== TASK ==
In the listing below, find the line with "ax.xaxis.grid(False)", then repeat exactly every line from the top through that one.

** Begin **

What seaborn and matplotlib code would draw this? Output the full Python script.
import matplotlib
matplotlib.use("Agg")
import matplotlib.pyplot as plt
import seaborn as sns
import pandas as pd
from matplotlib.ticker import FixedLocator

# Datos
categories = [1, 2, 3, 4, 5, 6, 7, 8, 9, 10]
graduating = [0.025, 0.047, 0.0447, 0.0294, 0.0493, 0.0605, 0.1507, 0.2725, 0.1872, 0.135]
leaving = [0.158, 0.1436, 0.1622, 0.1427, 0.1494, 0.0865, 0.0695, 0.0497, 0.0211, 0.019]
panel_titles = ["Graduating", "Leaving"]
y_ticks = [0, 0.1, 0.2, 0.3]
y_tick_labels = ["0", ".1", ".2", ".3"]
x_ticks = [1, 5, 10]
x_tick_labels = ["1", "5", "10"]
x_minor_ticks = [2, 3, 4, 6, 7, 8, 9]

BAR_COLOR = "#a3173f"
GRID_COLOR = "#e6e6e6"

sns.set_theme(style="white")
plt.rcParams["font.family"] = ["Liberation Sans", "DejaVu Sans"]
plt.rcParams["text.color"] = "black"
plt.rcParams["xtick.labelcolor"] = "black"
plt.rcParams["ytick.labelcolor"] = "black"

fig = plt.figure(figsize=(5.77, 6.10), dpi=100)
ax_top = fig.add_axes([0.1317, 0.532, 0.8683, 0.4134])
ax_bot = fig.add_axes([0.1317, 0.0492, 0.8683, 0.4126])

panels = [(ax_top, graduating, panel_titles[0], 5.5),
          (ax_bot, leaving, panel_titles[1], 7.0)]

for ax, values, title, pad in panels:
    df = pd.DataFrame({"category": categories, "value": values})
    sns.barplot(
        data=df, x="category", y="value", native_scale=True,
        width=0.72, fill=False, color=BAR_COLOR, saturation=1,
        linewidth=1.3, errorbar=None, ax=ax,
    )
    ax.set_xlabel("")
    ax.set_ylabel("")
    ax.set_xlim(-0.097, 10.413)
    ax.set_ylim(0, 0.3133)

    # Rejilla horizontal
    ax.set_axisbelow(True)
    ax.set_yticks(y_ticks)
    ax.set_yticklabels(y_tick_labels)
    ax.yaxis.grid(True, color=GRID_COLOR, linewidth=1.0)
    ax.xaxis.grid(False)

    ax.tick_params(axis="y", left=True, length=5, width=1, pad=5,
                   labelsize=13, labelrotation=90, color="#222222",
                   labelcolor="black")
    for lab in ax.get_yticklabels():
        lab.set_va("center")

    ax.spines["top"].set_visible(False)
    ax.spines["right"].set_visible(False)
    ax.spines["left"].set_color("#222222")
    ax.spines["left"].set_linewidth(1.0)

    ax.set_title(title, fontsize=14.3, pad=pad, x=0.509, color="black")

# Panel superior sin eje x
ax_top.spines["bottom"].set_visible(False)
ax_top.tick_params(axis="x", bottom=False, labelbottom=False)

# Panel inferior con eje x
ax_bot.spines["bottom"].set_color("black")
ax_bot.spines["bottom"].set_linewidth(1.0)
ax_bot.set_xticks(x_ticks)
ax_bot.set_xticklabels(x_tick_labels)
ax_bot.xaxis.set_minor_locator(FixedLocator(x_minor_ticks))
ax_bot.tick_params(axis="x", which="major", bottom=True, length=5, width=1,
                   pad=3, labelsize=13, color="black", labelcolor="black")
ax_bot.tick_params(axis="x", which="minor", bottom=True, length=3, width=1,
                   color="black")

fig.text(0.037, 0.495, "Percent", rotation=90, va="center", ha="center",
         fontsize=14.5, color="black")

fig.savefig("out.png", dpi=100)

** End **

== ANSWER TO THIS PROBLEM ==
What seaborn and matplotlib code would draw this? Output the full Python script.
import matplotlib
matplotlib.use("Agg")
import matplotlib.pyplot as plt
import seaborn as sns
import pandas as pd
from matplotlib.ticker import FixedLocator

# Datos
categories = [1, 2, 3, 4, 5, 6, 7, 8, 9, 10]
graduating = [0.025, 0.047, 0.0447, 0.0294, 0.0493, 0.0605, 0.1507, 0.2725, 0.1872, 0.135]
leaving = [0.158, 0.1436, 0.1622, 0.1427, 0.1494, 0.0865, 0.0695, 0.0497, 0.0211, 0.019]
panel_titles = ["Graduating", "Leaving"]
y_ticks = [0, 0.1, 0.2, 0.3]
y_tick_labels = ["0", ".1", ".2", ".3"]
x_ticks = [1, 5, 10]
x_tick_labels = ["1", "5", "10"]
x_minor_ticks = [2, 3, 4, 6, 7, 8, 9]

BAR_COLOR = "#a3173f"
GRID_COLOR = "#e6e6e6"

sns.set_theme(style="white")
plt.rcParams["font.family"] = ["Liberation Sans", "DejaVu Sans"]
plt.rcParams["text.color"] = "black"
plt.rcParams["xtick.labelcolor"] = "black"
plt.rcParams["ytick.labelcolor"] = "black"

fig = plt.figure(figsize=(5.77, 6.10), dpi=100)
ax_top = fig.add_axes([0.1317, 0.532, 0.8683, 0.4134])
ax_bot = fig.add_axes([0.1317, 0.0492, 0.8683, 0.4126])

panels = [(ax_top, graduating, panel_titles[0], 5.5),
          (ax_bot, leaving, panel_titles[1], 7.0)]

for ax, values, title, pad in panels:
    df = pd.DataFrame({"category": categories, "value": values})
    sns.barplot(
        data=df, x="category", y="value", native_scale=True,
        width=0.72, fill=False, color=BAR_COLOR, saturation=1,
        linewidth=1.3, errorbar=None, ax=ax,
    )
    ax.set_xlabel("")
    ax.set_ylabel("")
    ax.set_xlim(-0.097, 10.413)
    ax.set_ylim(0, 0.3133)

    # Rejilla horizontal
    ax.set_axisbelow(True)
    ax.set_yticks(y_ticks)
    ax.set_yticklabels(y_tick_labels)
    ax.yaxis.grid(True, color=GRID_COLOR, linewidth=1.0)
    ax.xaxis.grid(False)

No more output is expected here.